Oluwafemi - please see my latest message, posted earlier this morning. I believe that your primary issue is that the gas temperature T_G is exceeding a hard-coded limit:

mfix/model/tolerance_mod.f

! Upper bound for temperatures
      DOUBLE PRECISION, PARAMETER :: TMAX = 4000.D0

You can try raising this, but I think something is running away in your model if the temperature is getting this high.

– Charles

Have you tried to run without your modified des_reaction_model.f to see if this could be the source of your issue?

Just to confirm, I created a monitor for max t_g over the entire domain. You can see how quickly the temperature is rising (over 20K/sec). I did not run it for the full 4 hours, but it’s not hard to see where this is going.

– Charles

I think the answer is actually already included in the original question. You are imposing a 1 Million degree per meter temperature gradient along the top wall (bc_c_t_g(4) = 1000000.0) which is causing excessive local heating of the gas phase.

You may want to consider using a constant reactor wall temperature (BC#5) to maintain the desired temperature. It is currently set as adiabatic wall.

1 Like

Thank you, Jeff. I will try setting up to test the case without a modified des_reaction_model.f and keep you posted.

That makes sense. I think the issue may be with my boundary condition. I will try it with fixed temperature like Jeff has suggested below.

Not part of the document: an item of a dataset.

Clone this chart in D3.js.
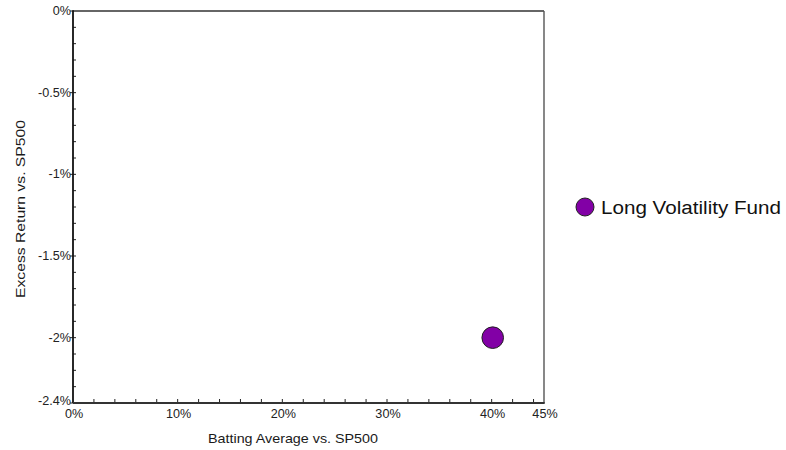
<!DOCTYPE html>
<html>
<head>
<meta charset="utf-8">
<script src="https://cdn.jsdelivr.net/npm/d3@7"></script>
<style>
  html, body { margin: 0; padding: 0; background: #fff; }
  svg { display: block; font-family: "Liberation Sans", Arial, sans-serif; }
</style>
</head>
<body>
<svg id="chart" width="786" height="450"></svg>
<script>
// ---- data ----
const seriesNames = ["Long Volatility Fund"];
const battingAverage = [40.1];     // % (x)
const excessReturn = [-2.0];       // % (y)
const seriesColors = ["#8200a6"];
const xTickValues = [0, 10, 20, 30, 40, 45];
const xTickLabels = ["0%", "10%", "20%", "30%", "40%", "45%"];
const yTickValues = [0, -0.5, -1, -1.5, -2, -2.4];
const yTickLabels = ["0%", "-0.5%", "-1%", "-1.5%", "-2%", "-2.4%"];
const xTitle = "Batting Average vs. SP500";
const yTitle = "Excess Return vs. SP500";

// ---- layout ----
const svg = d3.select("#chart");
const L = 73, R = 544, T = 11, B = 403;
const x = d3.scaleLinear().domain([0, 45]).range([L, R]);
const y = d3.scaleLinear().domain([-2.4, 0]).range([B, T]);
const stretch = 1.05;

function widen(sel, factor) {
  sel.each(function() {
    const w = this.getComputedTextLength();
    d3.select(this).attr("textLength", w * factor).attr("lengthAdjust", "spacingAndGlyphs");
  });
}

// frame top/right
svg.append("line").attr("x1", L).attr("x2", R).attr("y1", T).attr("y2", T)
  .attr("stroke", "#333").attr("stroke-width", 1.6);
svg.append("line").attr("x1", R).attr("x2", R).attr("y1", T).attr("y2", B)
  .attr("stroke", "#555").attr("stroke-width", 1.4);

// minor ticks x (every 2%) inward
const xMinor = d3.range(0, 45, 2).filter(v => v > 0);
svg.append("g").selectAll("line").data(xMinor).join("line")
  .attr("x1", d => x(d)).attr("x2", d => x(d))
  .attr("y1", B).attr("y2", B - 4)
  .attr("stroke", "#222").attr("stroke-width", 1);

// minor ticks y (every 0.1%) inward
const yMinor = d3.range(1, 24).map(i => -i / 10);
svg.append("g").selectAll("line").data(yMinor).join("line")
  .attr("x1", L).attr("x2", L + 3)
  .attr("y1", d => y(d)).attr("y2", d => y(d))
  .attr("stroke", "#222").attr("stroke-width", 1);

// y major ticks outward
svg.append("g").selectAll("line").data(yTickValues).join("line")
  .attr("x1", L - 3).attr("x2", L)
  .attr("y1", d => y(d)).attr("y2", d => y(d))
  .attr("stroke", "#222").attr("stroke-width", 1);

// axes lines
svg.append("line").attr("x1", L).attr("x2", L).attr("y1", T - 0.8).attr("y2", B)
  .attr("stroke", "#111").attr("stroke-width", 1.8);
svg.append("line").attr("x1", L).attr("x2", R + 0.7).attr("y1", B).attr("y2", B)
  .attr("stroke", "#333").attr("stroke-width", 1.8);

// x tick labels
const xl = svg.append("g").selectAll("text").data(xTickValues).join("text")
  .attr("x", d => x(d) + 1).attr("y", B + 15)
  .attr("text-anchor", "middle")
  .attr("font-size", 12).attr("fill", "#222")
  .text((d, i) => xTickLabels[i]);
widen(xl, stretch);

// y tick labels
const yl = svg.append("g").selectAll("text").data(yTickValues).join("text")
  .attr("x", L - 2).attr("y", d => y(d) + 4 - (d === -2.4 ? 2 : 0))
  .attr("text-anchor", "end")
  .attr("font-size", 12).attr("fill", "#222")
  .text((d, i) => yTickLabels[i]);
widen(yl, stretch);

// axis titles
svg.append("text").attr("x", 293).attr("y", 443)
  .attr("text-anchor", "middle").attr("font-size", 13.5).attr("fill", "#1a1a1a")
  .attr("textLength", 170).attr("lengthAdjust", "spacingAndGlyphs")
  .text(xTitle);
svg.append("text")
  .attr("transform", "translate(25,209) rotate(-90)")
  .attr("text-anchor", "middle").attr("font-size", 13.5).attr("fill", "#1a1a1a")
  .attr("textLength", 178).attr("lengthAdjust", "spacingAndGlyphs")
  .text(yTitle);

// points
svg.append("g").selectAll("circle").data(battingAverage).join("circle")
  .attr("cx", d => x(d)).attr("cy", (d, i) => y(excessReturn[i]))
  .attr("r", 10.8)
  .attr("fill", (d, i) => seriesColors[i])
  .attr("stroke", "#222").attr("stroke-width", 1);

// legend
const lg = svg.append("g").selectAll("g").data(seriesNames).join("g")
  .attr("transform", (d, i) => `translate(585,${207 + i * 24})`);
lg.append("circle").attr("r", 9)
  .attr("fill", (d, i) => seriesColors[i])
  .attr("stroke", "#222").attr("stroke-width", 1);
lg.append("text").attr("x", 16).attr("y", 6.5)
  .attr("font-size", 18).attr("fill", "#111")
  .attr("textLength", 180).attr("lengthAdjust", "spacingAndGlyphs")
  .text(d => d);
</script>
</body>
</html>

Yes, that is where the problem is coming from because I have been able to run the case successful under adiabatic conditions. I am setting up now to try the case with constant wall temperature.

Just to confirm, the constant flux is (heat flux Ă· Wall area Ă· fluid thermal conductivity)?

Also, are you considering adding capability to just specify the heat flux directly in J/s since the thermal conductivity of fluid around the wall is not constant?

The input BC_C_T_G in the GUI under “constant flux” is the coefficient C in
d(T_g)/dn + Hw (T_g - Tw_g) = C . When Hw is zero, C is just the temperature gradient (K/m).

If your flux F is in Watt, then C = F / (Area x conductivity)
If your flux q is in W/m^2 then C = q / conductivity.

We have not considered inputting the flux in Watts, but we can if there is a high demand.

1 Like

Hi Jeff,

following with the topic, I’ve been digging in the forum to check tips to implement a constant heat flux boundary condition. I think it can be really useful to do it either in W or W/m2, since conductvity will vary through the simulation. Besides, it will facilitate its input.

Thanks!

1 Like

Please create a new topic for further followup on this. The discussion has strayed far from “Unphysical field variables”.